§ **Task objective**
Output each line exactly as it appears, skipping any embedded picture.

## Begin Available data

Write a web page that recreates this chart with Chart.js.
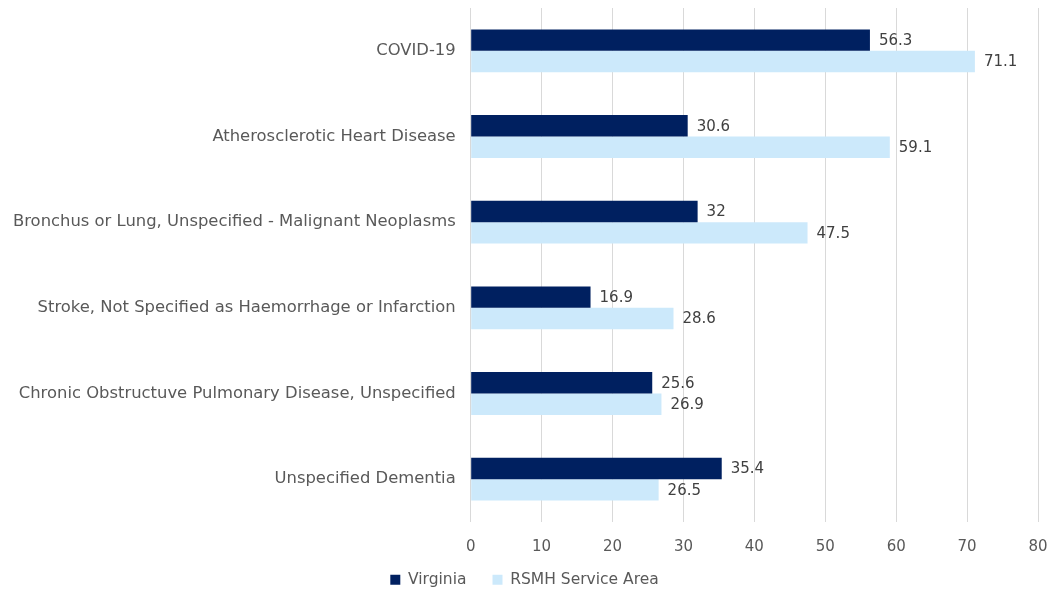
<!DOCTYPE html>
<html>
<head>
<meta charset="utf-8">
<script src="https://cdn.jsdelivr.net/npm/chart.js@4"></script>
<style>
  html, body { margin: 0; padding: 0; background: #fff; }
  #wrap { width: 1051px; height: 591px; }
</style>
</head>
<body>
<div id="wrap"><canvas id="chart"></canvas></div>
<script>
const categories = [
    'COVID-19',
    'Atherosclerotic Heart Disease',
    'Bronchus or Lung, Unspecified - Malignant Neoplasms',
    'Stroke, Not Specified as Haemorrhage or Infarction',
    'Chronic Obstructuve Pulmonary Disease, Unspecified',
    'Unspecified Dementia'
];
const virginia = [56.3, 30.6, 32, 16.9, 25.6, 35.4];
const rsmh = [71.1, 59.1, 47.5, 28.6, 26.9, 26.5];
const xTicks = [0, 10, 20, 30, 40, 50, 60, 70, 80];

const fontFamily = 'DejaVu Sans, Verdana, sans-serif';

// draws value next to the end of each bar
const barValueLabels = {
    id: 'barValueLabels',
    afterDatasetsDraw(chart) {
        const ctx = chart.ctx;
        ctx.save();
        ctx.font = '15px ' + fontFamily;
        ctx.fillStyle = '#404040';
        ctx.textAlign = 'left';
        ctx.textBaseline = 'middle';
        chart.data.datasets.forEach((ds, i) => {
            chart.getDatasetMeta(i).data.forEach((bar, j) => {
                ctx.fillText(String(ds.data[j]), bar.x + 9, bar.y + 1);
            });
        });
        ctx.restore();
    }
};

// legend: keep wide gaps between items but a short box at the bottom
const legendTweak = {
    id: 'legendTweak',
    beforeLayout(chart) {
        const legend = chart.legend;
        if (legend && !legend._tweaked) {
            const fit = legend.fit.bind(legend);
            legend.fit = function () { fit(); this.height = 33; };
            legend._tweaked = true;
        }
    },
    afterLayout(chart) {
        if (chart.legend) {
            chart.legend.top -= 12;
            chart.legend.height += 12;
        }
    }
};

new Chart(document.getElementById('chart'), {
    type: 'bar',
    data: {
        labels: categories,
        datasets: [{
            label: 'Virginia',
            data: virginia,
            backgroundColor: '#002060',
            categoryPercentage: 0.5,
            barPercentage: 1
        }, {
            label: 'RSMH Service Area',
            data: rsmh,
            backgroundColor: '#cce9fb',
            categoryPercentage: 0.5,
            barPercentage: 1
        }]
    },
    options: {
        indexAxis: 'y',
        responsive: true,
        maintainAspectRatio: false,
        animation: false,
        layout: { padding: { left: -2, right: 0, top: 8, bottom: 0 } },
        scales: {
            x: {
                min: 0,
                max: 80,
                afterBuildTicks: (axis) => { axis.ticks = xTicks.map(v => ({ value: v })); },
                afterFit: (s) => { s.height = 36; s.paddingRight = 13; },
                grid: { color: '#d9d9d9', drawTicks: false },
                border: { display: false },
                ticks: { color: '#595959', font: { size: 15, family: fontFamily }, padding: 16 }
            },
            y: {
                grid: { display: false, drawTicks: false },
                border: { display: false },
                ticks: { color: '#595959', font: { size: 16.4, family: fontFamily }, padding: 15 },
                afterFit: (s) => { s.paddingTop = 0; s.paddingBottom = 0; }
            }
        },
        plugins: {
            legend: {
                position: 'bottom',
                labels: {
                    color: '#595959',
                    font: { size: 15.5, family: fontFamily },
                    boxWidth: 10,
                    boxHeight: 10,
                    padding: 26
                }
            },
            tooltip: { enabled: false }
        }
    },
    plugins: [barValueLabels, legendTweak]
});
</script>
</body>
</html>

## End Available data

§ **The reply**
Write a web page that recreates this chart with Chart.js.
<!DOCTYPE html>
<html>
<head>
<meta charset="utf-8">
<script src="https://cdn.jsdelivr.net/npm/chart.js@4"></script>
<style>
  html, body { margin: 0; padding: 0; background: #fff; }
  #wrap { width: 1051px; height: 591px; }
</style>
</head>
<body>
<div id="wrap"><canvas id="chart"></canvas></div>
<script>
const categories = [
    'COVID-19',
    'Atherosclerotic Heart Disease',
    'Bronchus or Lung, Unspecified - Malignant Neoplasms',
    'Stroke, Not Specified as Haemorrhage or Infarction',
    'Chronic Obstructuve Pulmonary Disease, Unspecified',
    'Unspecified Dementia'
];
const virginia = [56.3, 30.6, 32, 16.9, 25.6, 35.4];
const rsmh = [71.1, 59.1, 47.5, 28.6, 26.9, 26.5];
const xTicks = [0, 10, 20, 30, 40, 50, 60, 70, 80];

const fontFamily = 'DejaVu Sans, Verdana, sans-serif';

// draws value next to the end of each bar
const barValueLabels = {
    id: 'barValueLabels',
    afterDatasetsDraw(chart) {
        const ctx = chart.ctx;
        ctx.save();
        ctx.font = '15px ' + fontFamily;
        ctx.fillStyle = '#404040';
        ctx.textAlign = 'left';
        ctx.textBaseline = 'middle';
        chart.data.datasets.forEach((ds, i) => {
            chart.getDatasetMeta(i).data.forEach((bar, j) => {
                ctx.fillText(String(ds.data[j]), bar.x + 9, bar.y + 1);
            });
        });
        ctx.restore();
    }
};

// legend: keep wide gaps between items but a short box at the bottom
const legendTweak = {
    id: 'legendTweak',
    beforeLayout(chart) {
        const legend = chart.legend;
        if (legend && !legend._tweaked) {
            const fit = legend.fit.bind(legend);
            legend.fit = function () { fit(); this.height = 33; };
            legend._tweaked = true;
        }
    },
    afterLayout(chart) {
        if (chart.legend) {
            chart.legend.top -= 12;
            chart.legend.height += 12;
        }
    }
};

new Chart(document.getElementById('chart'), {
    type: 'bar',
    data: {
        labels: categories,
        datasets: [{
            label: 'Virginia',
            data: virginia,
            backgroundColor: '#002060',
            categoryPercentage: 0.5,
            barPercentage: 1
        }, {
            label: 'RSMH Service Area',
            data: rsmh,
            backgroundColor: '#cce9fb',
            categoryPercentage: 0.5,
            barPercentage: 1
        }]
    },
    options: {
        indexAxis: 'y',
        responsive: true,
        maintainAspectRatio: false,
        animation: false,
        layout: { padding: { left: -2, right: 0, top: 8, bottom: 0 } },
        scales: {
            x: {
                min: 0,
                max: 80,
                afterBuildTicks: (axis) => { axis.ticks = xTicks.map(v => ({ value: v })); },
                afterFit: (s) => { s.height = 36; s.paddingRight = 13; },
                grid: { color: '#d9d9d9', drawTicks: false },
                border: { display: false },
                ticks: { color: '#595959', font: { size: 15, family: fontFamily }, padding: 16 }
            },
            y: {
                grid: { display: false, drawTicks: false },
                border: { display: false },
                ticks: { color: '#595959', font: { size: 16.4, family: fontFamily }, padding: 15 },
                afterFit: (s) => { s.paddingTop = 0; s.paddingBottom = 0; }
            }
        },
        plugins: {
            legend: {
                position: 'bottom',
                labels: {
                    color: '#595959',
                    font: { size: 15.5, family: fontFamily },
                    boxWidth: 10,
                    boxHeight: 10,
                    padding: 26
                }
            },
            tooltip: { enabled: false }
        }
    },
    plugins: [barValueLabels, legendTweak]
});
</script>
</body>
</html>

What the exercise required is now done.